Nuclear density gauge testing offers numerous advantages including rapid results, non-destructive measurement, ability to test in place without sample disturbance, measurement of both density and moisture simultaneously, and testing at various depths. These benefits make nuclear testing highly efficient for large-scale construction quality control where timely results are essential. However, the technology has limitations that users must understand. Readings can be affected by surface irregularities, material heterogeneity, thin lifts, proximity to edges or voids, and chemical composition variations. Nuclear gauges measure a relatively small volume of material, requiring multiple tests for representative coverage. Regulatory requirements for licensing, training, and handling add administrative complexity. In recent years, alternative technologies such as electromagnetic density gauges and soil stiffness gauges have emerged that avoid radioactive sources while providing comparable results for many applications.

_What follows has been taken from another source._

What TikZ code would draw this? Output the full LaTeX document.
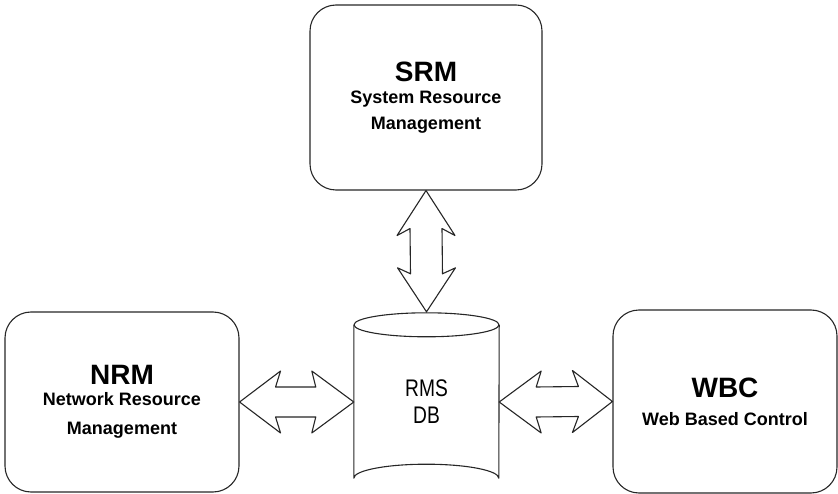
\documentclass[tikz,border=0pt]{standalone}
\usepackage{fontspec}
\setmainfont{Liberation Sans}
\newfontfamily\narrowfont[FakeStretch=0.8]{Liberation Sans}
\usetikzlibrary{calc}
\tikzset{
  x=1pt, y=-1pt,
  lin/.style={line width=1.1pt, draw=black!85, line join=round},
  modbox/.style={lin, rounded corners=26pt, align=center, inner sep=0pt,
    font=\bfseries\fontsize{18}{26}\selectfont},
  dblarrow/.style={lin, fill=white},
}
\newcommand{\ttl}[1]{{\fontsize{28}{30}\selectfont #1}}
\begin{document}
\begin{tikzpicture}
\useasboundingbox (0,0) rectangle (838,494);
% boxes
\node[modbox, minimum width=232pt, minimum height=185pt] (srm) at (426,97.5)
  {\ttl{SRM}\\[-4pt]System Resource\\Management};
\node[modbox, minimum width=234pt, minimum height=180pt] (nrm) at (122,402)
  {\ttl{NRM}\\[-5pt]Network Resource\\[3pt]Management};
\node[modbox, minimum width=224pt, minimum height=183pt] (wbc) at (725,401.5)
  {\ttl{WBC}\\[2pt]Web Based Control};
% database cylinder
\node[inner sep=0pt, minimum width=145pt, minimum height=180pt, align=center,
      font=\narrowfont\fontsize{24}{27}\selectfont] (db) at (426.5,402) {RMS\\DB};
\draw[lin] ($(db.north)+(0,13)$) ellipse [x radius=72.5pt, y radius=12pt];
\draw[lin] ($(db.north west)+(0,13)$) -- ($(db.south west)+(0,-14)$)
  arc [start angle=180, end angle=360, x radius=72.5pt, y radius=-14pt]
  -- ($(db.north east)+(0,13)$);
% vertical double arrow SRM <-> DB
\draw[dblarrow] (srm.south) -- ($(srm.south)+(29,45)$) -- ($(srm.south)+(16,38)$)
  -- ($(db.north)+(16,-38)$) -- ($(db.north)+(29,-44)$) -- (db.north)
  -- ($(db.north)+(-29,-44)$) -- ($(db.north)+(-16,-38)$)
  -- ($(srm.south)+(-16,38)$) -- ($(srm.south)+(-29,45)$) -- cycle;
% horizontal double arrow NRM <-> DB
\draw[dblarrow] (nrm.east) -- ($(nrm.east)+(41,-31)$) -- ($(nrm.east)+(36,-15)$)
  -- ($(db.west)+(-38,-15)$) -- ($(db.west)+(-42,-31)$) -- (db.west)
  -- ($(db.west)+(-42,31)$) -- ($(db.west)+(-38,15)$)
  -- ($(nrm.east)+(36,15)$) -- ($(nrm.east)+(41,31)$) -- cycle;
% horizontal double arrow DB <-> WBC
\draw[dblarrow] (db.east) -- ($(db.east)+(42,-31)$) -- ($(db.east)+(37,-15)$)
  -- ($(wbc.west)+(-34,-15)$) -- ($(wbc.west)+(-40,-31)$) -- (wbc.west)
  -- ($(wbc.west)+(-40,31)$) -- ($(wbc.west)+(-34,15)$)
  -- ($(db.east)+(37,15)$) -- ($(db.east)+(42,31)$) -- cycle;
\end{tikzpicture}
\end{document}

Our nuclear density gauge testing services support quality control across a wide range of construction projects including highway and road construction, airport runway and taxiway development, earthwork and grading for building foundations, dam and embankment construction, railway track bed preparation, parking lot and industrial pavement installation, and backfill compaction for utilities and retaining structures. We provide experienced, licensed technicians equipped with calibrated nuclear density gauges who conduct systematic testing programs in accordance with project specifications and quality assurance plans. Test results are documented with location coordinates, test parameters, measured values, specification compliance status, and photographic records. Data is compiled in comprehensive reports that support contractor payment verification, quality assurance documentation, and regulatory compliance requirements. Our services help ensure that construction projects achieve specified compaction standards, supporting safe, durable, and cost-effective infrastructure development.